The assessment concluded that most African customs lack the capacity and the ability to effectively monitor the application and collection of Value-added Tax (VAT).

The training of customs officials is expected to build capacity of member countries to effectively implement VAT monitoring systems on the continent.

Ultimately, the success of VAT monitoring will depend on reducing the levels of corruption associated with tax assessment and collection

To streamline this process, the African Union has indicated that for countries under AfCFTA’s classification of Least-Developed Country, more direct assistance through training sessions, economic aid and guided institutional development will be provided by AfCFTA and partner organisations.

Already, the AU Commission has been urged to explore several identified mechanisms aimed at strengthening the human capacity of customs administrations in Africa to ensure effective and efficient coordination towards the implementation of the agreement.

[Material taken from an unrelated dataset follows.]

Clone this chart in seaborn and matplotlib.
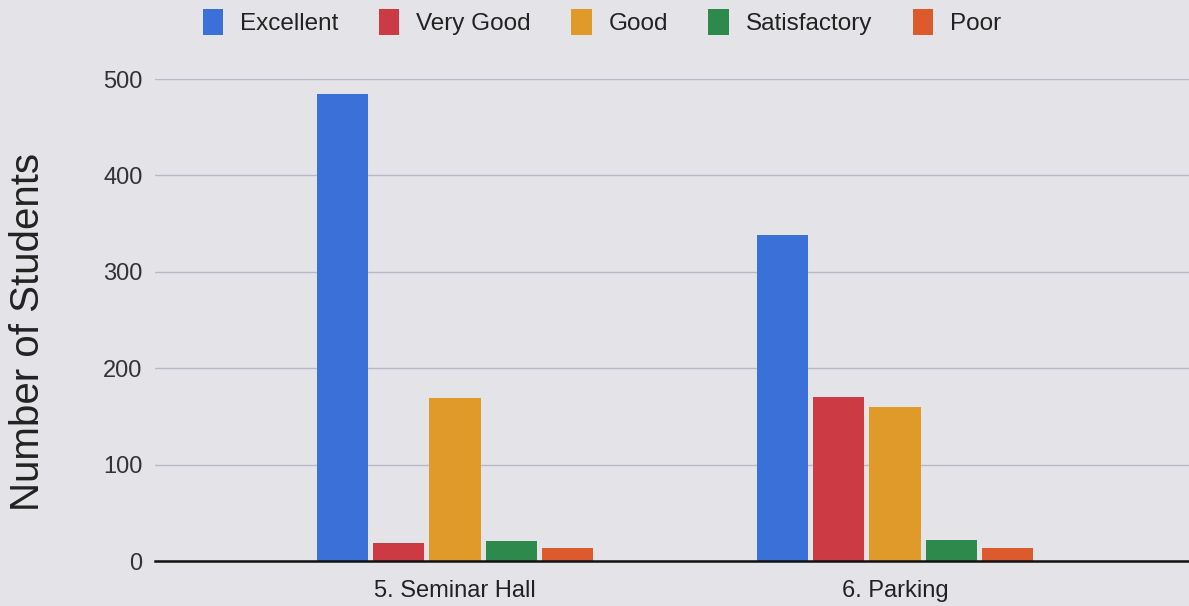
import matplotlib
matplotlib.use("Agg")
import matplotlib.pyplot as plt
import seaborn as sns
import pandas as pd
from matplotlib.patches import Patch

categories = ["5. Seminar Hall", "6. Parking"]
ratings = ["Excellent", "Very Good", "Good", "Satisfactory", "Poor"]
excellent = [484, 338]
very_good = [19, 170]
good = [169, 160]
satisfactory = [21, 22]
poor = [13, 13]
y_ticks = [0, 100, 200, 300, 400, 500]

colors = ["#3a70d8", "#cc3a44", "#e09a2a", "#2e8a4c", "#dc5a2c"]
bg = "#e4e4e8"

rows = []
for r, vals in zip(ratings, [excellent, very_good, good, satisfactory, poor]):
    for c, v in zip(categories, vals):
        rows.append({"Category": c, "Rating": r, "Students": v})
df = pd.DataFrame(rows)

sns.set_theme(style="white")
plt.rcParams["font.family"] = ["Liberation Sans", "DejaVu Sans"]

fig = plt.figure(figsize=(11.89, 6.06), dpi=100, facecolor=bg)
ax = fig.add_axes([155/1189, 1 - 561/606, 1 - 155/1189, (561 - 79)/606])
ax.set_facecolor(bg)

sns.barplot(data=df, x="Category", y="Students", hue="Rating",
            hue_order=ratings, order=categories, palette=colors,
            width=0.64, gap=0.09, saturation=1, legend=False,
            linewidth=0, edgecolor="none", ax=ax)

ax.set_xlim(-300/440, 1 + 294/440)
ax.set_ylim(0, 500)
ax.set_yticks(y_ticks)
ax.yaxis.grid(True, color="#b8b8c8", linewidth=1)
ax.set_axisbelow(True)
for s in ["top", "right", "left"]:
    ax.spines[s].set_visible(False)
ax.spines["bottom"].set_color("#111111")
ax.spines["bottom"].set_linewidth(1.8)
ax.tick_params(axis="y", length=0, pad=9, labelsize=17, labelcolor="#333333")
ax.tick_params(axis="x", length=0, pad=14, labelsize=17, labelcolor="#222222")
ax.set_xlabel("")
ax.set_ylabel("Number of Students", fontsize=29, color="#222222", va="center")
ax.yaxis.set_label_coords((28 - 155)/1034, (561 - 332)/482)

handles = [Patch(facecolor=c, edgecolor="none") for c in colors]
fig.legend(handles, ratings, loc="center", bbox_to_anchor=(602/1189, 1 - 22/606),
           ncol=5, frameon=False, fontsize=17.5, handlelength=0.85, handleheight=1.25,
           handletextpad=0.7, columnspacing=1.65, labelcolor="#222222")

fig.savefig("out.png", dpi=100, facecolor=bg)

Key among them is the urgent electronic interconnectivity of the customs institutions of all the various member states before the single market starts next year.

With regards to economic integration and development, the necessity of having customs administrations to be fully utilised at the forefront of the AfCFTA implementation – particularly with regards to trade facilitation, consumer protection and border security, and to check the wholesomeness of goods – has become imperative.

The Commissioner for Trade and Industry of the African Union Commission, Ambassador Albert Muchanga recently expressed the expectation that a single continental market would serve as a precursor for cross border investment and accelerated industrialization.

The implementation of the AfCFTA requires tariff liberalization as well as implementation of key measures such as the AfCFTA Rules of Origin and trade facilitation frameworks that will ensure faster movement of goods on the continent.

Currently, intra African trade hovers at around 12 percent of member nations total trade value. One of the reasons often used to explain this anomaly of Africans failing to trade with each other has been the high trade taxes.

Expectations are that the AfCFTA will increase intra-African trade to 52 percent of total trade value by 2022; as it seeks to remove trade taxes on at least 90 percent of all trade between African countries.